Il n'y a presque pas eu de grogne populaire quand Radio-Canada a sabré 657 emplois en avril dernier. Et il n'y aura pas - j'espère me tromper - de levée de boucliers avec l'annonce du virage numérique minceur du radiodiffuseur public, qui entraînera la disparition de plus de 1000 autres emplois d'ici 2020.

Il y a une indifférence généralisée par rapport à ces rondes de compressions majeures qui fragilisent la SRC depuis cinq ans déjà. Le gouvernement conservateur en place démantèle la grande tour brune brique par brique et à peu près personne, en excluant les syndicats, ne dénonce cette démolition.

Il y a bien eu cette vidéo «virale» (emploi de guillemets ironiques ici) mettant en vedette 13 musiciens, mais elle n'a pratiquement pas eu d'écho ni d'impact. C'est l'apathie, le haussement d'épaules et la résignation chez les «gens à la maison». Bof, des compressions, il y a plein d'usines qui ferment ou qui déménagent au Mexique, pourquoi pleurer sur le sort des Radio-Canadiens?

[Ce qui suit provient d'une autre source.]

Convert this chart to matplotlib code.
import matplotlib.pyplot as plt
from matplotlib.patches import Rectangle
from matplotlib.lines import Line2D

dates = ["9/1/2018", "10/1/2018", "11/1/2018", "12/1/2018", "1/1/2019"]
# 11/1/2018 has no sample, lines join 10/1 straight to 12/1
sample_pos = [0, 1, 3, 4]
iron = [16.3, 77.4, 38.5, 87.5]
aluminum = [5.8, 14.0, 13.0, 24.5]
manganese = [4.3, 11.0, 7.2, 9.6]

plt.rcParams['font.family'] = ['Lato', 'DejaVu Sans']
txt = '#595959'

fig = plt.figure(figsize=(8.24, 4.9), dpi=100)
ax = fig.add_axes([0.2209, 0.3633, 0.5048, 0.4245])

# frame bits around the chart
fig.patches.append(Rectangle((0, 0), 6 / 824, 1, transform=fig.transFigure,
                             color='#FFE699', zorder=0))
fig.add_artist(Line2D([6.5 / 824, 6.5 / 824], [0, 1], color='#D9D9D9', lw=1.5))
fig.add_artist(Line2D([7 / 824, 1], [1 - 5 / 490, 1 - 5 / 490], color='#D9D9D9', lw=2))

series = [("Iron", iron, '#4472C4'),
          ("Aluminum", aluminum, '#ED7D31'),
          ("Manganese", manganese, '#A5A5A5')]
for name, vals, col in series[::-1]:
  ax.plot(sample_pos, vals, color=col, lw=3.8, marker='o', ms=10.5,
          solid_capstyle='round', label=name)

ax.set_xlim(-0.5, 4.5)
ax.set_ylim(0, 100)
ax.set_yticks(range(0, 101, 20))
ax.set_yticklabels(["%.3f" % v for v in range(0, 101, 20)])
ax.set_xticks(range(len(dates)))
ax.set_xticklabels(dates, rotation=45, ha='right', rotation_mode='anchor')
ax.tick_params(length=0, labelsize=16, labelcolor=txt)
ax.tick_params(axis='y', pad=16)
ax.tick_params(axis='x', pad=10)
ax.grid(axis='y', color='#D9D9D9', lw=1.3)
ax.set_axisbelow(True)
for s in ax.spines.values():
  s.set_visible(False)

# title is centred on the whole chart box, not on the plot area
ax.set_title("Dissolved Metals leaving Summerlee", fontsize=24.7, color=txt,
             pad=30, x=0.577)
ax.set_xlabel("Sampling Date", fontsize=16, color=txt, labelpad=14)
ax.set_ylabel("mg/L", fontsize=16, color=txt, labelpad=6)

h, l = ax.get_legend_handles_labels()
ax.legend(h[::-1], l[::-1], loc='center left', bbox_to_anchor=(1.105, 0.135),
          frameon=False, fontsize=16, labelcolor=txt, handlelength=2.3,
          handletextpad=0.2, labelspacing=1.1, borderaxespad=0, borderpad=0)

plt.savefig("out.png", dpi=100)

La bataille de l'opinion publique, les employés de la SRC ne la gagnent pas présentement. Encore pire: à lire les commentaires virulents de nombreux lecteurs, on jurerait qu'une bonne partie de la population souhaite carrément que l'on dynamite l'institution. Les employés de Radio-Canada perdent un bras dans le tordeur? Vous réclamez l'amputation du deuxième membre. Coupons dans le gras! Des émissions phares comme Enquête sont déplumées? On entend: bah, faudra aussi jeter à la poubelle Cap sur l'été, Pénélope McQuade et Pour le plaisir, tant qu'à passer la serpillière.

Qu'est-ce que ça va prendre pour que la majorité silencieuse sorte de sa torpeur? Il faut dire que certaines décisions prises récemment n'ont pas aidé à faire grimper la cote d'amour de Radio-Canada. Le passage raté à l'appellation ICI a coûté cher pour très peu de résultats convaincants. Pourtant, les personnes qui ont orchestré ce fiasco marketing occupent toujours leurs postes de direction. Ce sont elles qui devraient écoper, à mon avis. Pas les jeunes travailleurs qui s'accrochent au pont de ce Titanic médiatique sur le point de couler.

Le plus absurde, c'est que la transformation numérique proposée hier par la SRC s'effectuera sans la relève, qui ne réussit jamais à obtenir des postes convenables depuis des années.

En point de presse téléphonique hier après-midi, les patrons Louis Lalande et Hubert T. Lacroix ont multiplié les formules punchées comme «vision numérique», «nouvelles formes narratives» et «réinvention». Concrètement, ils n'ont pas été capables de dire de quelle façon ils comptaient «retenir les jeunes talents» au sein de Radio-Canada.

En réduisant «ses infrastructures trop grosses, trop coûteuses et trop complexes», la SRC s'aligne sur le modèle économique d'une chaîne privée comme V, qui ne produit plus aucune émission à l'interne, confiant ces activités à des boîtes indépendantes comme Zone 3 ou Attraction Images. La raison est toute simple: les producteurs indépendants ont accès à une série de programmes de financement dans lesquels les grands réseaux ne peuvent piger.

Maintenant, est-ce que les contribuables qui financent Radio-Canada veulent que leur radiodiffuseur ressemble à V ou à TVA? Faudra-t-il redéfinir un nouveau mandat pour la télé publique?

Pour l'instant, la SRC protège l'ensemble de ses émissions à heure de grande écoute et les effets des restrictions budgétaires ne paraîtront pas trop dans nos salons. Pour l'instant. Car, depuis quelques années, le même manège se répète. Les syndicats aboient, les compressions passent et la symphonie des ciseaux repart de plus belle devant un auditoire amorphe.